I notice that memfs has a stubbed out Lock and Unlock which don't appear to be called anywhere
@ncw - the reason memfs does not implement lock / unlock is because the accompanying 'Network Lock Manager (NLM) protocol' is not implemented here. The protocol is documented in RFC 1813 - but it will be a bigger effort than the method you point to.
Thanks @willscott
What do you think the best way forward with this issue is? Rclone can't support locking so how can we tell the clients not to try?
If we can get logging of the NFS calls made while opening a word document, I'm not totally convinced that the underlying issue is lack of the locking protocol (especially since it has been observed in cases where the mount is done with local / no locks). If there's some other NFS call that is giving an error or otherwise appears to be acting in a way that might be suspicious I don't know if that's been fully ruled out at this point.
Otherwise, the next step may be to try to scaffold enough of NLMv4 to accept lock/test calls and see if that changes behavior. https://pubs.opengroup.org/onlinepubs/9629799/chap14.htm
- If we can get logging of the NFS calls made while opening a word document, I'm not totally convinced that the underlying issue is lack of the locking protocol (especially since it has been observed in cases where the mount is done with local / no locks). If there's some other NFS call that is giving an error or otherwise appears to be acting in a way that might be suspicious I don't know if that's been fully ruled out at this point.
What is the best way of doing this? The logging in the library doesn't seem to do a full rpc in/out trace or at least I haven't figured out how to make it do that if it can.
I'm not 100% convinced that this problem is to do with locking so tracing sound like a great idea
- Otherwise, the next step may be to try to scaffold enough of NLMv4 to accept lock/test calls and see if that changes behavior. https://pubs.opengroup.org/onlinepubs/9629799/chap14.htm
It doesn't look too complicated...
There's a log trace on each request: https://github.com/willscott/go-nfs/blob/master/conn.go#L62
There's a major issue with NLM in this context - which is that from what i can tell mount'ing of NFS (the clients in Mac and Linux at least) don't allow specification of an explicit NLM port. As such, the server needs to be running in the standard privileged context where portmap is running and used to discover the port the lock manager is running on. I don't see a way to allow interaction with the locking sideband protocol with the same explicit mount-time behavior as with mountd and nfs itself
There's a log trace on each request: https://github.com/willscott/go-nfs/blob/master/conn.go#L62
Here is a trace of those log statements
I extracted these from the rclone log which gives a bit more context
I did not notice this line before
2024/07/30 17:58:02 DEBUG : [NFS DEBUG] failing create to indicate lack of support for 'exclusive' mode.
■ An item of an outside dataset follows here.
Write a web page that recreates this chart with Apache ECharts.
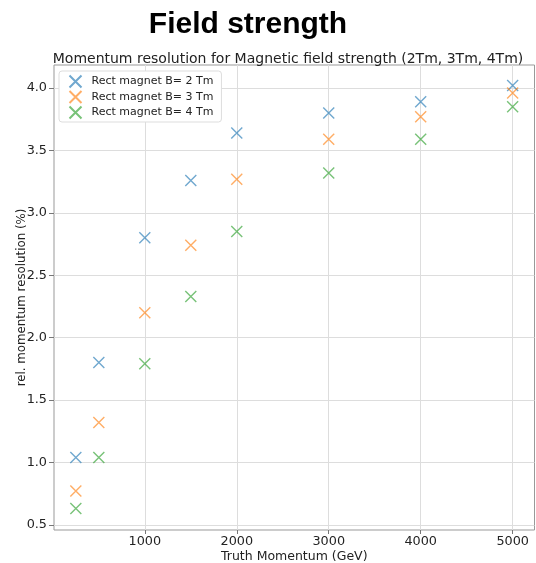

I wonder if that is the problem? Can we just ignore the exclusive mode?
That comes from here
I'm attempting an experiment using this patch. I've made an rclone binary with this patch and sent it to the user with the mac (not me!).
diff --git a/nfs_oncreate.go b/nfs_oncreate.go
index 63d7901..262eb8f 100644
--- a/nfs_oncreate.go
+++ b/nfs_oncreate.go
@@ -39,9 +39,8 @@ func onCreate(ctx context.Context, w *response, userHandle Handler) error {
if err := xdr.Read(w.req.Body, &verf); err != nil {
return &NFSStatusError{NFSStatusInval, err}
}
- Log.Errorf("failing create to indicate lack of support for 'exclusive' mode.")
- // TODO: support 'exclusive' mode.
- return &NFSStatusError{NFSStatusNotSupp, os.ErrPermission}
+ // We ignore the createverf3 which is the key to the lock
+ Log.Errorf("ignoring 'exclusive' mode on create file.")
} else {
// invalid
return &NFSStatusError{NFSStatusNotSupp, os.ErrInvalid}
@@ -88,9 +87,11 @@ func onCreate(ctx context.Context, w *response, userHandle Handler) error {
fp := userHandle.ToHandle(fs, newFile)
changer := userHandle.Change(fs)
- if err := attrs.Apply(changer, fs, newFilePath); err != nil {
- Log.Errorf("Error applying attributes: %v\n", err)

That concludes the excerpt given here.